From 4-9 April, the global movement Scientist Rebellion organizes a week of actions in over 25 countries, including the Netherlands. There will be a climate march through The Hague and a civil disobedience action on Wednesday 6 April. On Saturday 9 April, the week finishes with a science outreach event in Amsterdam.
Is saving the Earth at all a realistic scenario?
“With the current system and the way things are moving now, I don’t think that it is realistic. That’s why we’re taking action and demanding drastic changes. If we shift to emergency mode, we can still avoid many of the worst consequences and in fact create a more just, healthy and sustainable society. There is still a small but rapidly closing window of opportunity.”
What actions should the Dutch government take?

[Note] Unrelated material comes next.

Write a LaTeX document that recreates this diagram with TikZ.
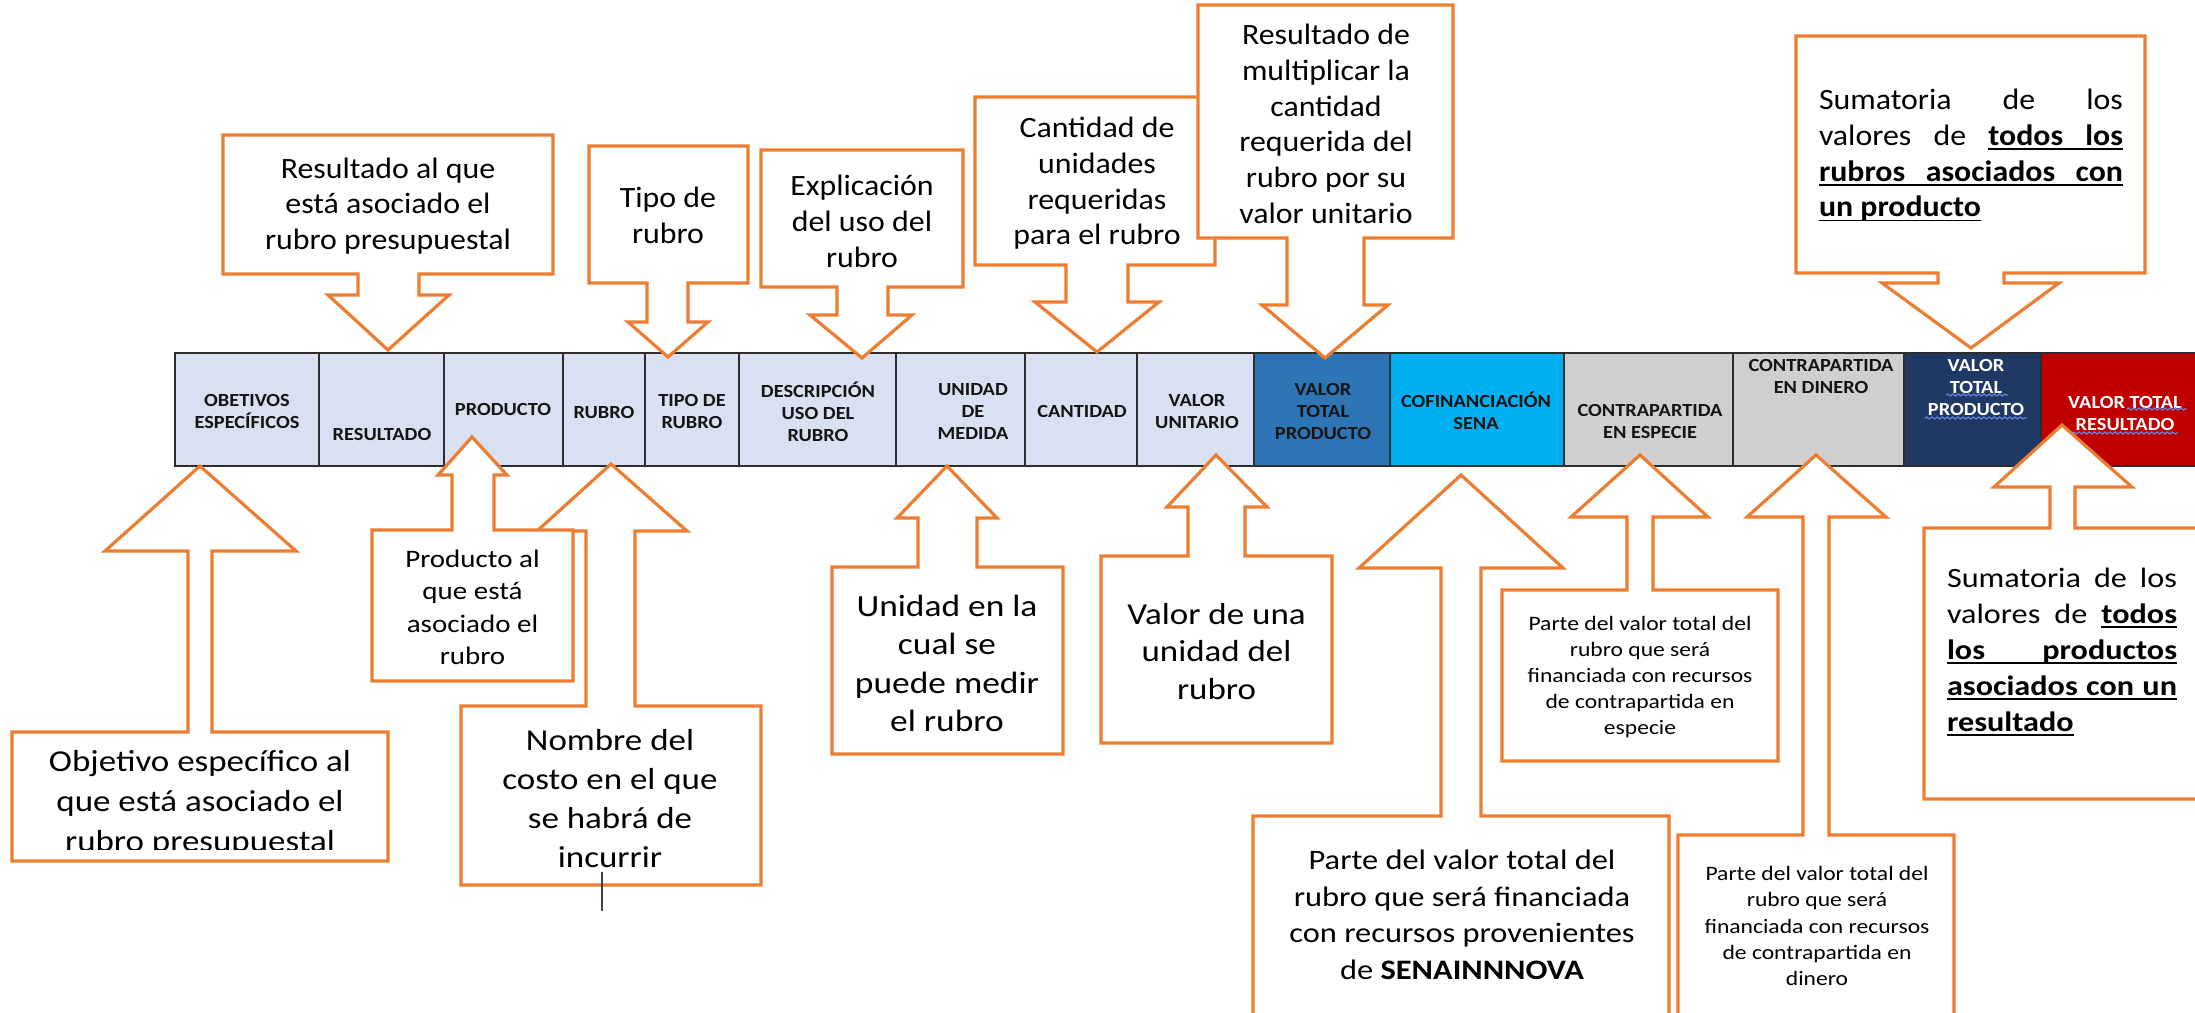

“Our key message is that governments should really act like this is an emergency. The way the Dutch government reacted to the Covid pandemic was very strong. It enabled all fractions of society to work together, united against the common threat. We need a similar response to the climate and ecological emergency, with the same sense of urgency the government has proven capable of.”
“More specifically, fossil fuels must be phased out as quickly as is physically possible. Any delay in this will lead to more warming and worsened impacts, increasing suffering.”
Why are you joining this action week?
“I started getting increasingly concerned about climate change and biodiversity loss in recent years. I remember thinking a few years back that when I was younger and we went for a drive with my family, after about an hour we had to scrape the windshield as it was covered by insects. That just doesn’t happen anymore, there are barely any insects around. This realization really shook me.”
“While initially I focused on individual-level change (flying less, eating plant-based etc.), as I was reading more and realizing how severe the situation is, it became clear to me that individual-level behavioral change alone will not suffice and that a systematic change is needed. That’s when I decided to join the climate movement. It’s also a way for me to channel my frustration, fear and anxiety into something productive. I would encourage other people who fear what’s coming to do the same. It can bring relief, positive energy, and hopefulness.”
‘We have the moral duty to take action’
Can activism and science go hand in hand?
“I’m glad that you’re asking that because tonight we have a panel discussion on this very topic.
Personally, I think that the situation is so extreme and severe that scientists can no longer focus solely on producing research. I also think that as we are the best placed to understand the science, we have the moral duty to take action. We should leverage our status, reputation and connections to make change happen.”
How can VU students and staff join your action?
“Anyone can join our march in The Hague on Wednesday, where will be marching through the center of the city and stopping at the Ministry of Economic Affairs and Climate Policy, the Ministry of Foreign Affairs, and the Ministry of Finance. The scientists will be wearing lab coats to represent the scientific community, but everyone else is welcome as well.”